Nardella levanta una trama que es puro dinamismo. Una cuenta atrás que va alternando el presente con flashbacks que desvelan historias durísimas, secretos enterrados, conexiones inesperadas entre personajes que, a primera vista, parecen no tener nada en común. Pero claro que lo tienen. El dolor, la marginalidad, el barrio como cárcel y como refugio. Esta concatenación de recuerdos está tan bien dosificada que jamás entorpece la lectura; al contrario, convierte cada capítulo en un avance inexorable hacia algo que se siente como una explosión más que como un simple clímax argumental.

La obra se construye alrededor de tres figuras principales: Faustì, el llamado pintor loco; Cannemò, el líder de una banda de ladrones; y el joven Cirù, un chico atrapado entre la delincuencia y un futuro que parece haberse evaporado hace tiempo. Sus vidas se entrecruzan mediante un cuadro. Una pieza pictórica que funciona como nexo simbólico, que sirve de recordatorio constante de cómo el arte puede surgir incluso del fango más oscuro. Estos tres personajes cargan con traumas distintos, pero todos comparten la sensación de estar en un mundo que ya los ha dado por perdidos. Esa mezcla entre violencia y arte es uno de los mayores aciertos del tebeo. La idea de que la belleza puede surgir en el mismo territorio donde se incuban la venganza y el odio.

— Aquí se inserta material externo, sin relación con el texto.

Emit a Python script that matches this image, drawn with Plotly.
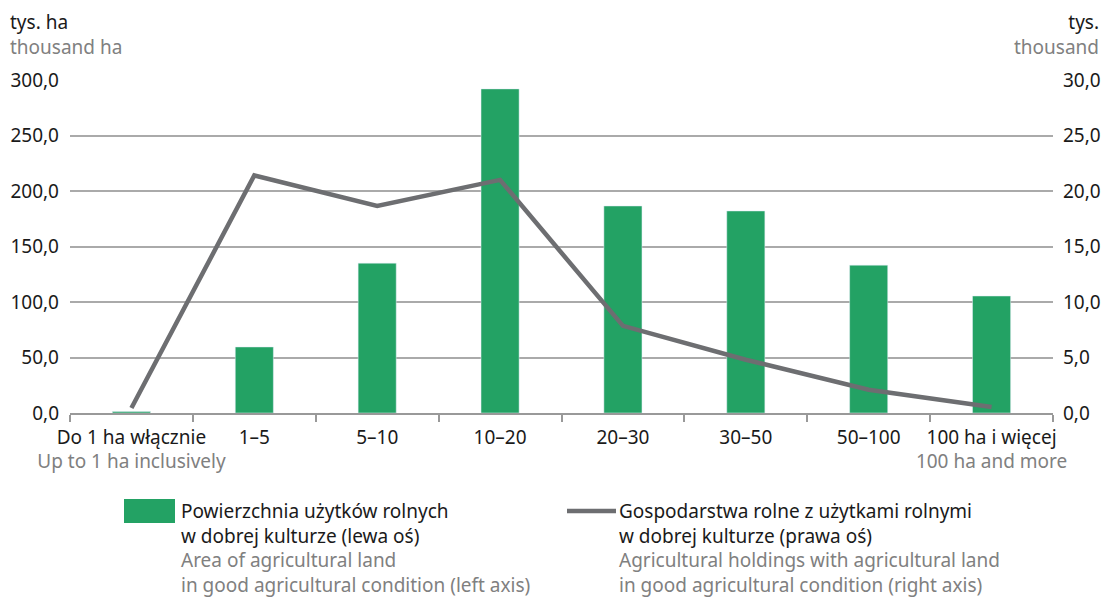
import plotly.graph_objects as go

W, H = 1103, 599
L, R, T, B = 70, 50, 80, 186

categories = ["Do 1 ha włącznie", "1–5", "5–10", "10–20", "20–30", "30–50", "50–100", "100 ha i więcej"]
categories_en = ["Up to 1 ha inclusively", "", "", "", "", "", "", "100 ha and more"]
area_kha = [1.3, 59.5, 135.0, 292.0, 186.5, 182.0, 133.2, 105.4]
holdings_k = [0.45, 21.4, 18.65, 21.0, 7.85, 4.8, 2.1, 0.55]
left_ticks = [0, 50, 100, 150, 200, 250, 300]
right_ticks = [0, 5, 10, 15, 20, 25, 30]

GREEN = "#23a264"
LINE = "#6d6e71"
GREY_TXT = "#808080"
FONT = "Noto Sans"


def px_x(p):
    return (p - L) / (W - L - R)


def px_y(p):
    return (H - B - p) / (H - T - B)


def two_lines(pl, en):
    return f"{pl}<br><span style='color:{GREY_TXT}'>{en}</span>" if en else pl


fig = go.Figure()
fig.add_trace(go.Bar(x=categories, y=area_kha, marker_color=GREEN, width=0.31,
                     name="area", showlegend=False))
fig.add_trace(go.Scatter(x=categories, y=holdings_k, yaxis="y2", mode="lines",
                         line=dict(color=LINE, width=4.5), name="holdings",
                         showlegend=False))

fig.update_layout(
    width=W, height=H,
    margin=dict(l=L, r=R, t=T, b=B),
    plot_bgcolor="white", paper_bgcolor="white",
    font=dict(family=FONT, size=19, color="#1a1a1a"),
    separators=", ",
    xaxis=dict(
        tickmode="array", tickvals=categories, tickangle=0, automargin=False,
        ticktext=[two_lines(a, b) for a, b in zip(categories, categories_en)],
        showline=True, linecolor="#999999", linewidth=1.5,
        ticks="outside", tickson="boundaries", ticklen=7, tickcolor="#999999",
        tickwidth=1.5, showgrid=False, ticklabelstandoff=6,
    ),
    yaxis=dict(
        range=[0, 300], tickvals=left_ticks, tickformat=".1f", automargin=False,
        showgrid=True, gridcolor="#aaaaaa", gridwidth=1.5, zeroline=False,
        showline=False, ticks="", ticklabelstandoff=10,
    ),
    yaxis2=dict(
        range=[0, 30], tickvals=right_ticks, tickformat=".1f", automargin=False,
        overlaying="y", side="right", showgrid=False, zeroline=False,
        showline=False, ticks="", ticklabelstandoff=9,
    ),
)

# axis unit headers
fig.add_annotation(x=px_x(8), y=px_y(7), xref="paper", yref="paper",
                   xanchor="left", yanchor="top", align="left", showarrow=False,
                   text=two_lines("tys. ha", "thousand ha"))
fig.add_annotation(x=px_x(1101), y=px_y(7), xref="paper", yref="paper",
                   xanchor="right", yanchor="top", align="right", showarrow=False,
                   text=two_lines("tys.", "thousand"))

# legend drawn by hand
fig.add_shape(type="rect", xref="paper", yref="paper",
              x0=px_x(124), x1=px_x(175), y0=px_y(499), y1=px_y(523),
              fillcolor=GREEN, line_width=0)
fig.add_shape(type="line", xref="paper", yref="paper",
              x0=px_x(567), x1=px_x(616), y0=px_y(511), y1=px_y(511),
              line=dict(color=LINE, width=4.5))
fig.add_annotation(x=px_x(179), y=px_y(496), xref="paper", yref="paper",
                   xanchor="left", yanchor="top", align="left", showarrow=False,
                   text="Powierzchnia użytków rolnych<br>w dobrej kulturze (lewa oś)<br>"
                        f"<span style='color:{GREY_TXT}'>Area of agricultural land<br>"
                        "in good agricultural condition (left axis)</span>")
fig.add_annotation(x=px_x(617), y=px_y(496), xref="paper", yref="paper",
                   xanchor="left", yanchor="top", align="left", showarrow=False,
                   text="Gospodarstwa rolne z użytkami rolnymi<br>w dobrej kulturze (prawa oś)<br>"
                        f"<span style='color:{GREY_TXT}'>Agricultural holdings with agricultural land<br>"
                        "in good agricultural condition (right axis)</span>")

fig.write_html("out.html", config={"displayModeBar": False, "responsive": False},
               post_script="document.body.style.margin='0';document.body.style.overflow='hidden';")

En el aspecto gráfico, ll dibujo de Vincenzo Bizzarri es salvaje y preciso a la vez. Con una composición de página aparentemente sencilla pero que le permite desplegar una narración fluida, perfectamente calculada. Sus splash-pages son escasas, pero cuando aparecen son devastadoras: paisajes nocturnos llenos de abandono, calles que parecen heridas abiertas o interiores donde la luz es un lujo que solo entra a medias. Todo respira verdad y suciedad, esa mezcla que convierte el dibujo en un vehículo más poderoso que cualquier diálogo. El color es otro personaje más. La obra entera está bañada en una oscuridad constante que nunca se siente artificial. Los turquesas fríos contrastan con los rojos hirvientes, y en medio aparecen ocres, verdes y marrones que aportan textura y humanidad. Es un cómic nocturno, donde la luz parece más una amenaza que un alivio. Bizzarri usa el color con criterio cinematográfico, evocando tanto el cine criminal italiano, como el espíritu de los tebeos underground de los 80.

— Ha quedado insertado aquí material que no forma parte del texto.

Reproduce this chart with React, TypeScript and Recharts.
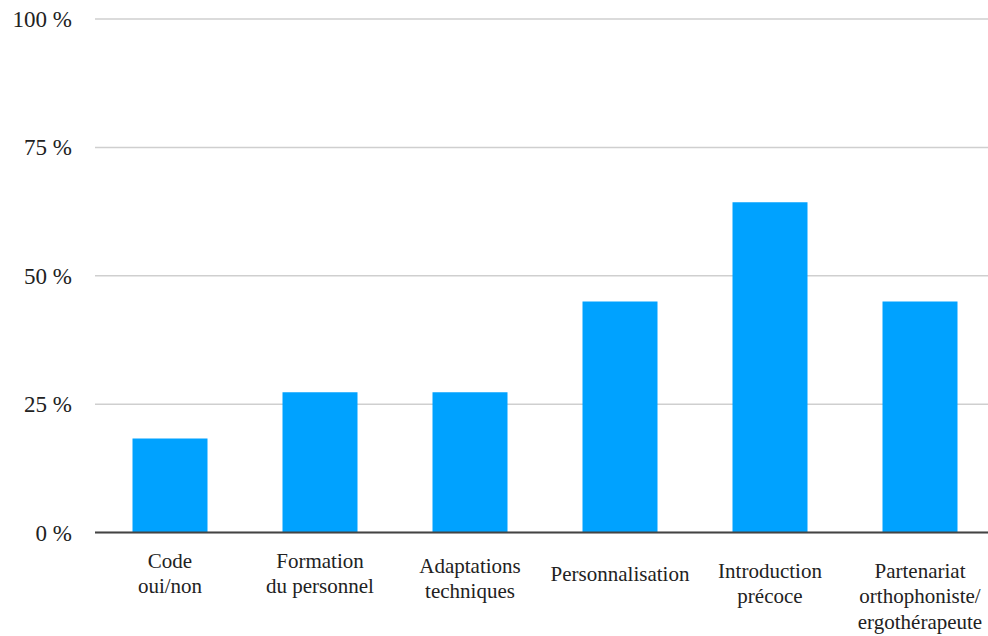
import { Bar, BarChart, CartesianGrid, XAxis, YAxis } from 'recharts';

// share of respondents per measure, in percent
const categories = [
  'Code oui/non',
  'Formation du personnel',
  'Adaptations techniques',
  'Personnalisation',
  'Introduction précoce',
  'Partenariat orthophoniste/ ergothérapeute',
];
const labelLines = [
  ['Code', 'oui/non'],
  ['Formation', 'du personnel'],
  ['Adaptations', 'techniques'],
  ['Personnalisation'],
  ['Introduction', 'précoce'],
  ['Partenariat', 'orthophoniste/', 'ergothérapeute'],
];
const values = [18.3, 27.3, 27.3, 45, 64.3, 45];
const yTicks = [0, 25, 50, 75, 100];

const data = categories.map((name, i) => ({ name, value: values[i] }));

const FONT = 'Liberation Serif';

// first-line offset below the axis for each category label
const lineStart = [27, 27, 32, 40, 37, 37];

function CategoryTick({ x, y, payload, index }: any) {
  const lines = labelLines[index] ?? [payload.value];
  return (
    <text x={x} y={y} textAnchor="middle" style={{ fontFamily: FONT, fontSize: 21 }} fill="#222">
      {lines.map((l: string, i: number) => (
        <tspan key={i} x={x} y={y + lineStart[index] + i * 25.5}>
          {l}
        </tspan>
      ))}
    </text>
  );
}

function ValueTick({ x, y, payload }: any) {
  return (
    <text x={x} y={y} dy={8} textAnchor="end" style={{ fontFamily: FONT, fontSize: 23 }} fill="#222">
      {`${payload.value} %`}
    </text>
  );
}

export default function App() {
  return (
    <div style={{ position: 'absolute', left: 0, top: 0, width: 988, height: 636, overflow: 'hidden', background: '#fff' }}>
      <BarChart
        width={1000}
        height={636}
        data={data}
        margin={{ top: 19, right: 5, left: 0, bottom: 0 }}
        barCategoryGap="25%"
      >
        <CartesianGrid vertical={false} stroke="#cfcfcf" strokeWidth={1.5} />
        <XAxis
          dataKey="name"
          height={103.5}
          interval={0}
          tick={<CategoryTick />}
          tickLine={false}
          axisLine={{ stroke: '#444', strokeWidth: 2 }}
        />
        <YAxis
          width={95}
          domain={[0, 100]}
          ticks={yTicks}
          tickLine={false}
          axisLine={false}
          tickSize={0}
          tickMargin={23}
          tick={<ValueTick />}
        />
        <Bar dataKey="value" fill="#00a2ff" isAnimationActive={false} />
      </BarChart>
    </div>
  );
}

La edición española de Tengu Ediciones está a la altura del material. Tapa dura, buen papel, excelente impresión y una traducción de Inés Sánchez Mesonero que sabe conservar los matices y el argot local sin forzar nada. Es una edición sobria, sin extras añadidos, pero honesta y sólida. Es un cómic de factura impecable que pide ser releído para captar todos los detalles, todos los silencios, todos los actos mínimos de violencia o ternura que Bizzarri disemina con una sensibilidad casi quirúrgica. «Los asediados» es una obra imprescindible para quien quiera entender el poder del cómic como herramienta social, como thriller humano, como retrato de un país que convive con sus fantasmas urbanos. Es una lectura que te deja sin aire, que oprime, que sacude, que duele. Un tebeo descomunal, afilado, con sangre, barro, arte y corazón. Y, sobre todo, una obra que demuestra que incluso en los rincones más olvidados pueden surgir historias potentes, necesarias y profundamente humanas.